• PROBLEM TO SOLVE:
Print only the lines from the top of the data through the line with "(39,18.3) -- (39,110.7);", both included, skipping every picture.
:: DATA SHOWN ::
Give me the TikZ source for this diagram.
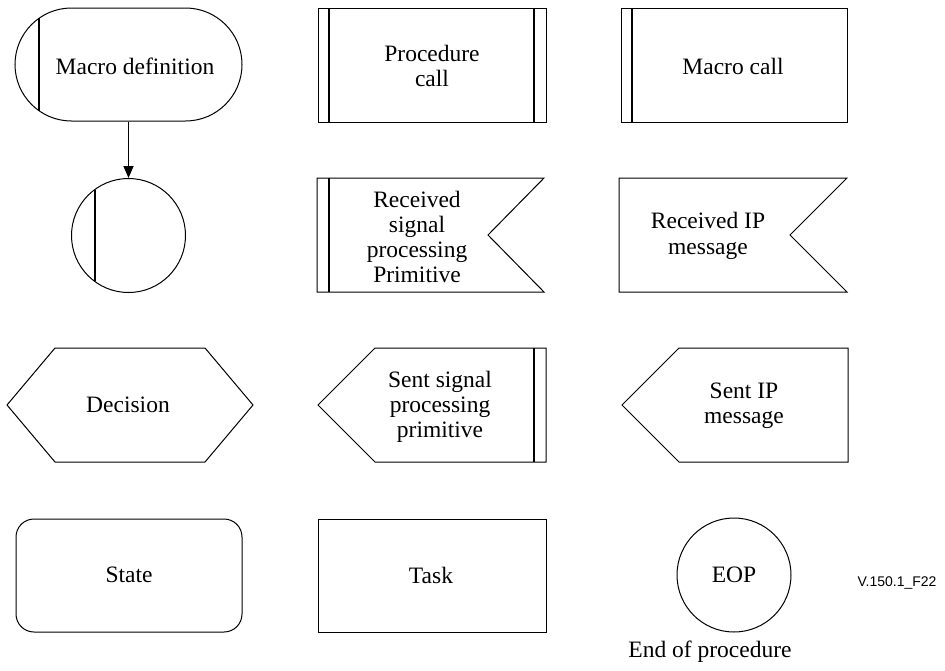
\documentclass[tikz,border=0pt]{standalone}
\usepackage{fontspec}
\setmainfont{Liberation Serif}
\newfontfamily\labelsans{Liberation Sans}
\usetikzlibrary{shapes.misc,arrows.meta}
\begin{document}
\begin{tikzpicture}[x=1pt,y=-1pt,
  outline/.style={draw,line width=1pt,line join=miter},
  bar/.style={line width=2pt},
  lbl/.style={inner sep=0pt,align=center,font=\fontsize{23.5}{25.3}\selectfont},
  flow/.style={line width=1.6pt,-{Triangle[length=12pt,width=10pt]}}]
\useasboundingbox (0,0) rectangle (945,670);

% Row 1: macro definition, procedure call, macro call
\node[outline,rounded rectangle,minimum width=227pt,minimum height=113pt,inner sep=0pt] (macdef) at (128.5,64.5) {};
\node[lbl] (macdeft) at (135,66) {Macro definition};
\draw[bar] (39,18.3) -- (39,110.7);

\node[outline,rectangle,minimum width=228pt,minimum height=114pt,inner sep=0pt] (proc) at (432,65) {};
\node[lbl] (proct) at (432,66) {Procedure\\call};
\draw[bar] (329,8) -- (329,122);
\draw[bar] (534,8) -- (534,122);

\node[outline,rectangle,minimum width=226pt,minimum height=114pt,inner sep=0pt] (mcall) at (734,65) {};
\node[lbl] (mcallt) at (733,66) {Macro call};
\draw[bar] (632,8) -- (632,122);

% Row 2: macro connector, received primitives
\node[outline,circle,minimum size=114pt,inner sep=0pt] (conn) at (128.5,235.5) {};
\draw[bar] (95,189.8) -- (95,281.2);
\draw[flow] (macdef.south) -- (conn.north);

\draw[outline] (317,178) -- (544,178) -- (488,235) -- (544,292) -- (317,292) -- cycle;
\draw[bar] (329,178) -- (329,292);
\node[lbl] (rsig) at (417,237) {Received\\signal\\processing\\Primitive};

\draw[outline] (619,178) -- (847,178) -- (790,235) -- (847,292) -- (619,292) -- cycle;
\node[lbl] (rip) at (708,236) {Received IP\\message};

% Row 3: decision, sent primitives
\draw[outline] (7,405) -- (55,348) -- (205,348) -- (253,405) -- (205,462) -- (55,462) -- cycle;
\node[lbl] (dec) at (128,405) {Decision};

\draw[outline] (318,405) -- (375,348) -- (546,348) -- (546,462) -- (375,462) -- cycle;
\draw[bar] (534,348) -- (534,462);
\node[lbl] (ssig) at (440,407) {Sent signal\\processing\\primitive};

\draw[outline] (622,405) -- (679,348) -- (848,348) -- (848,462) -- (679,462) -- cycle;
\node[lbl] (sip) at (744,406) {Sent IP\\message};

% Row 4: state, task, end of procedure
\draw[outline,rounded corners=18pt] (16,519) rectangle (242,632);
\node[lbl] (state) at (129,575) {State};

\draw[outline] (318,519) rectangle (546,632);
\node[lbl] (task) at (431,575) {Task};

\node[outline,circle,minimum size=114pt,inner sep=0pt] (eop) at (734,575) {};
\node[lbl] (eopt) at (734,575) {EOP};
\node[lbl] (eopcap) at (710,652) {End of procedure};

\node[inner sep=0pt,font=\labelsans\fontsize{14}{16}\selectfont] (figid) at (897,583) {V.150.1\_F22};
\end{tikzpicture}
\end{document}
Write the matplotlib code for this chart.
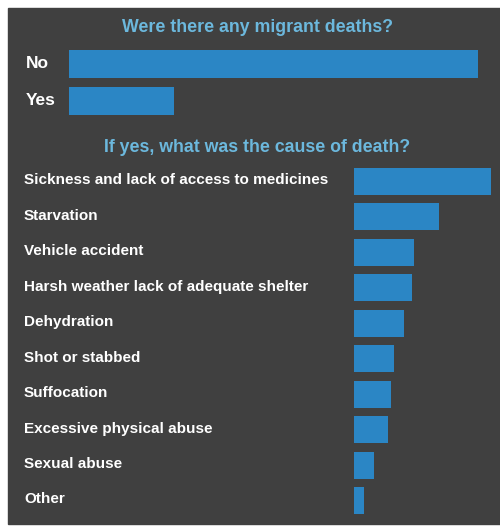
:::
• SOLUTION TO THE PROBLEM:
Give me the TikZ source for this diagram.
\documentclass[tikz,border=0pt]{standalone}
\usepackage{fontspec}
\setmainfont{Liberation Serif}
\newfontfamily\labelsans{Liberation Sans}
\usetikzlibrary{shapes.misc,arrows.meta}
\begin{document}
\begin{tikzpicture}[x=1pt,y=-1pt,
  outline/.style={draw,line width=1pt,line join=miter},
  bar/.style={line width=2pt},
  lbl/.style={inner sep=0pt,align=center,font=\fontsize{23.5}{25.3}\selectfont},
  flow/.style={line width=1.6pt,-{Triangle[length=12pt,width=10pt]}}]
\useasboundingbox (0,0) rectangle (945,670);

% Row 1: macro definition, procedure call, macro call
\node[outline,rounded rectangle,minimum width=227pt,minimum height=113pt,inner sep=0pt] (macdef) at (128.5,64.5) {};
\node[lbl] (macdeft) at (135,66) {Macro definition};
\draw[bar] (39,18.3) -- (39,110.7);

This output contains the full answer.